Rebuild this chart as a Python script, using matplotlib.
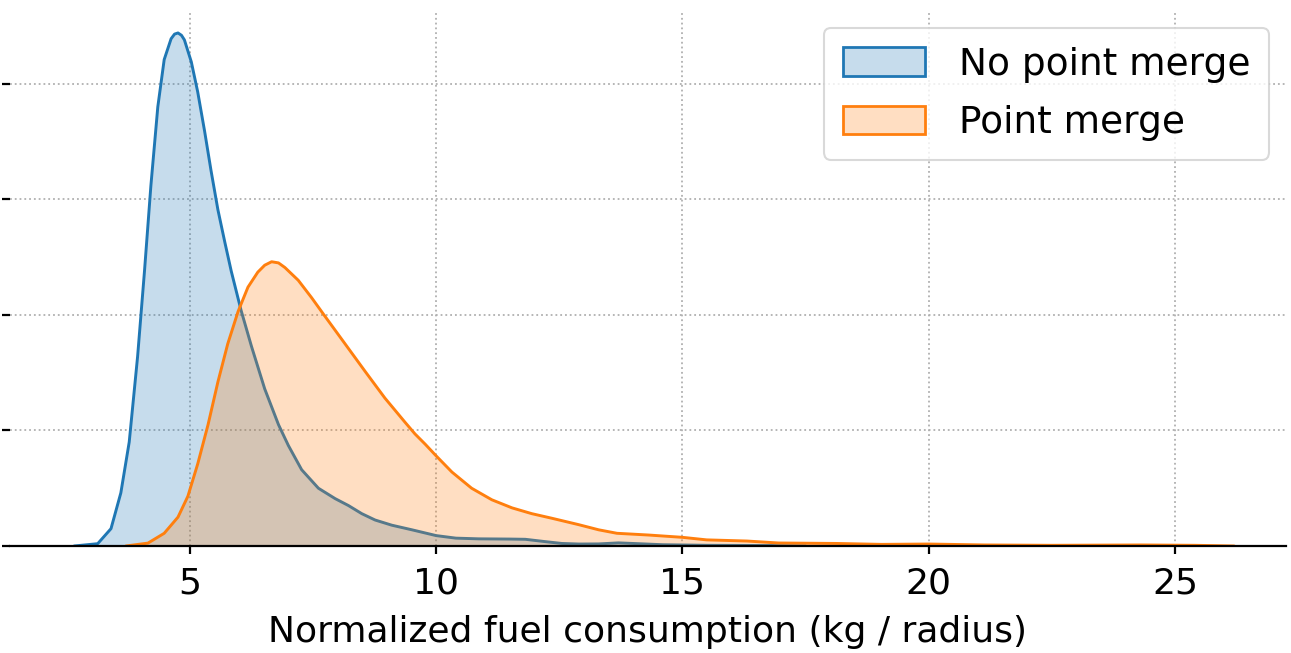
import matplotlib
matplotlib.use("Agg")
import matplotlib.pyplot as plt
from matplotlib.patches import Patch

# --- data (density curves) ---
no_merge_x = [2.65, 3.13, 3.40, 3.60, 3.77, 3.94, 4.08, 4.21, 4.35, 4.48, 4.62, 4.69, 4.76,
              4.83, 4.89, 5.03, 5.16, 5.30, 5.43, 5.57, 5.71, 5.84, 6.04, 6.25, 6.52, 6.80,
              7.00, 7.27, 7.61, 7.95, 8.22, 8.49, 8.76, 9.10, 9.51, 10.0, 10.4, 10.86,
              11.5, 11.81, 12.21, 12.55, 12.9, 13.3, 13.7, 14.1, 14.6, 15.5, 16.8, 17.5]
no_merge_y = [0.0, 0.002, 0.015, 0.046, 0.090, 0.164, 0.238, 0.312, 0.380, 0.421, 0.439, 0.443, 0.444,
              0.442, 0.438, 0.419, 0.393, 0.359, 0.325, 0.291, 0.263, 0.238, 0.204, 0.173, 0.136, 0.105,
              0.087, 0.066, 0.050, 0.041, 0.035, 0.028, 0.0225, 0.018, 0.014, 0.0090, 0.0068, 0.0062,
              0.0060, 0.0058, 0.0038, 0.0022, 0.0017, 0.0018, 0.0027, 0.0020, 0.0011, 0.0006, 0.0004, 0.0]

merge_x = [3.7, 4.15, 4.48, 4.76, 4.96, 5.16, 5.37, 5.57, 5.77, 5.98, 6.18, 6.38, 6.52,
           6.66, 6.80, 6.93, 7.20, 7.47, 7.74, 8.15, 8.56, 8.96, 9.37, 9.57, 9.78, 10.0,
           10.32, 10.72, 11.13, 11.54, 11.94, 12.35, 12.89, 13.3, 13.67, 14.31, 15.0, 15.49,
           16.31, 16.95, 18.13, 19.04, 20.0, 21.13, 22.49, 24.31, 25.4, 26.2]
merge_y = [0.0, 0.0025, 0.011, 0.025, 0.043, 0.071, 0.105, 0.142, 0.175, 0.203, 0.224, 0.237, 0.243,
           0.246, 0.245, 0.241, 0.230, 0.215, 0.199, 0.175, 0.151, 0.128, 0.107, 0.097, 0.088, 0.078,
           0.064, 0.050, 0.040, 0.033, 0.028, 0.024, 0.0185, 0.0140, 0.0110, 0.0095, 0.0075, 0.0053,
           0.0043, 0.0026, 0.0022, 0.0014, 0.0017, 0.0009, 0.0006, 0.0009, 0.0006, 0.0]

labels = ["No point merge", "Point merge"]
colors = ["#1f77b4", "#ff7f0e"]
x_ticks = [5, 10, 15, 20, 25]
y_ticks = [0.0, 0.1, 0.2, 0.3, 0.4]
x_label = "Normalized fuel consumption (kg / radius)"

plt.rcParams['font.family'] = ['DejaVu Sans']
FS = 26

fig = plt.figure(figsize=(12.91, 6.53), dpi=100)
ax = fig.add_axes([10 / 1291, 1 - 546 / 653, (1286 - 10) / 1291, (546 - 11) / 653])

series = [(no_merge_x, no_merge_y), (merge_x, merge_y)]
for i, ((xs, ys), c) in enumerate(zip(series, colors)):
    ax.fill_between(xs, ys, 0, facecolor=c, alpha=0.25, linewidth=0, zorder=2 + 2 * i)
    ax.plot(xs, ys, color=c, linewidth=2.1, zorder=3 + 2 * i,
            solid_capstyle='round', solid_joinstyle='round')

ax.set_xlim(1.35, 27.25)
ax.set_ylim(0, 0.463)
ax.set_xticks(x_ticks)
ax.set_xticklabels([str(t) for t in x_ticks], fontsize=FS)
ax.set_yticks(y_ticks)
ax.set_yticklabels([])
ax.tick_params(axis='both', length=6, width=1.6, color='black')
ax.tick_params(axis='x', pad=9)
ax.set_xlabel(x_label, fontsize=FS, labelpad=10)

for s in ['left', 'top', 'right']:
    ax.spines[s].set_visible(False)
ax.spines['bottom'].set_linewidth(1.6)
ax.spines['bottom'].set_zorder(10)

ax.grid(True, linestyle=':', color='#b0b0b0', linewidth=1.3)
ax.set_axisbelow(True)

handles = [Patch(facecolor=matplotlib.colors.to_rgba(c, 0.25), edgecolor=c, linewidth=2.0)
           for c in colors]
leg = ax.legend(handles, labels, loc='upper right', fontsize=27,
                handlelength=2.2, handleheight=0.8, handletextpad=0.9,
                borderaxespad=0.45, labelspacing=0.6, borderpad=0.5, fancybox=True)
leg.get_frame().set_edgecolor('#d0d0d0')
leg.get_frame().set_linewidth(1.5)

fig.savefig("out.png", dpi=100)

Aim of the task: Write out every line above exactly as it is, leaving out the pictures.

The solution:
Rebuild this chart as a Python script, using matplotlib.
import matplotlib
matplotlib.use("Agg")
import matplotlib.pyplot as plt
from matplotlib.patches import Patch

# --- data (density curves) ---
no_merge_x = [2.65, 3.13, 3.40, 3.60, 3.77, 3.94, 4.08, 4.21, 4.35, 4.48, 4.62, 4.69, 4.76,
              4.83, 4.89, 5.03, 5.16, 5.30, 5.43, 5.57, 5.71, 5.84, 6.04, 6.25, 6.52, 6.80,
              7.00, 7.27, 7.61, 7.95, 8.22, 8.49, 8.76, 9.10, 9.51, 10.0, 10.4, 10.86,
              11.5, 11.81, 12.21, 12.55, 12.9, 13.3, 13.7, 14.1, 14.6, 15.5, 16.8, 17.5]
no_merge_y = [0.0, 0.002, 0.015, 0.046, 0.090, 0.164, 0.238, 0.312, 0.380, 0.421, 0.439, 0.443, 0.444,
              0.442, 0.438, 0.419, 0.393, 0.359, 0.325, 0.291, 0.263, 0.238, 0.204, 0.173, 0.136, 0.105,
              0.087, 0.066, 0.050, 0.041, 0.035, 0.028, 0.0225, 0.018, 0.014, 0.0090, 0.0068, 0.0062,
              0.0060, 0.0058, 0.0038, 0.0022, 0.0017, 0.0018, 0.0027, 0.0020, 0.0011, 0.0006, 0.0004, 0.0]

merge_x = [3.7, 4.15, 4.48, 4.76, 4.96, 5.16, 5.37, 5.57, 5.77, 5.98, 6.18, 6.38, 6.52,
           6.66, 6.80, 6.93, 7.20, 7.47, 7.74, 8.15, 8.56, 8.96, 9.37, 9.57, 9.78, 10.0,
           10.32, 10.72, 11.13, 11.54, 11.94, 12.35, 12.89, 13.3, 13.67, 14.31, 15.0, 15.49,
           16.31, 16.95, 18.13, 19.04, 20.0, 21.13, 22.49, 24.31, 25.4, 26.2]
merge_y = [0.0, 0.0025, 0.011, 0.025, 0.043, 0.071, 0.105, 0.142, 0.175, 0.203, 0.224, 0.237, 0.243,
           0.246, 0.245, 0.241, 0.230, 0.215, 0.199, 0.175, 0.151, 0.128, 0.107, 0.097, 0.088, 0.078,
           0.064, 0.050, 0.040, 0.033, 0.028, 0.024, 0.0185, 0.0140, 0.0110, 0.0095, 0.0075, 0.0053,
           0.0043, 0.0026, 0.0022, 0.0014, 0.0017, 0.0009, 0.0006, 0.0009, 0.0006, 0.0]

labels = ["No point merge", "Point merge"]
colors = ["#1f77b4", "#ff7f0e"]
x_ticks = [5, 10, 15, 20, 25]
y_ticks = [0.0, 0.1, 0.2, 0.3, 0.4]
x_label = "Normalized fuel consumption (kg / radius)"

plt.rcParams['font.family'] = ['DejaVu Sans']
FS = 26

fig = plt.figure(figsize=(12.91, 6.53), dpi=100)
ax = fig.add_axes([10 / 1291, 1 - 546 / 653, (1286 - 10) / 1291, (546 - 11) / 653])

series = [(no_merge_x, no_merge_y), (merge_x, merge_y)]
for i, ((xs, ys), c) in enumerate(zip(series, colors)):
    ax.fill_between(xs, ys, 0, facecolor=c, alpha=0.25, linewidth=0, zorder=2 + 2 * i)
    ax.plot(xs, ys, color=c, linewidth=2.1, zorder=3 + 2 * i,
            solid_capstyle='round', solid_joinstyle='round')

ax.set_xlim(1.35, 27.25)
ax.set_ylim(0, 0.463)
ax.set_xticks(x_ticks)
ax.set_xticklabels([str(t) for t in x_ticks], fontsize=FS)
ax.set_yticks(y_ticks)
ax.set_yticklabels([])
ax.tick_params(axis='both', length=6, width=1.6, color='black')
ax.tick_params(axis='x', pad=9)
ax.set_xlabel(x_label, fontsize=FS, labelpad=10)

for s in ['left', 'top', 'right']:
    ax.spines[s].set_visible(False)
ax.spines['bottom'].set_linewidth(1.6)
ax.spines['bottom'].set_zorder(10)

ax.grid(True, linestyle=':', color='#b0b0b0', linewidth=1.3)
ax.set_axisbelow(True)

handles = [Patch(facecolor=matplotlib.colors.to_rgba(c, 0.25), edgecolor=c, linewidth=2.0)
           for c in colors]
leg = ax.legend(handles, labels, loc='upper right', fontsize=27,
                handlelength=2.2, handleheight=0.8, handletextpad=0.9,
                borderaxespad=0.45, labelspacing=0.6, borderpad=0.5, fancybox=True)
leg.get_frame().set_edgecolor('#d0d0d0')
leg.get_frame().set_linewidth(1.5)

fig.savefig("out.png", dpi=100)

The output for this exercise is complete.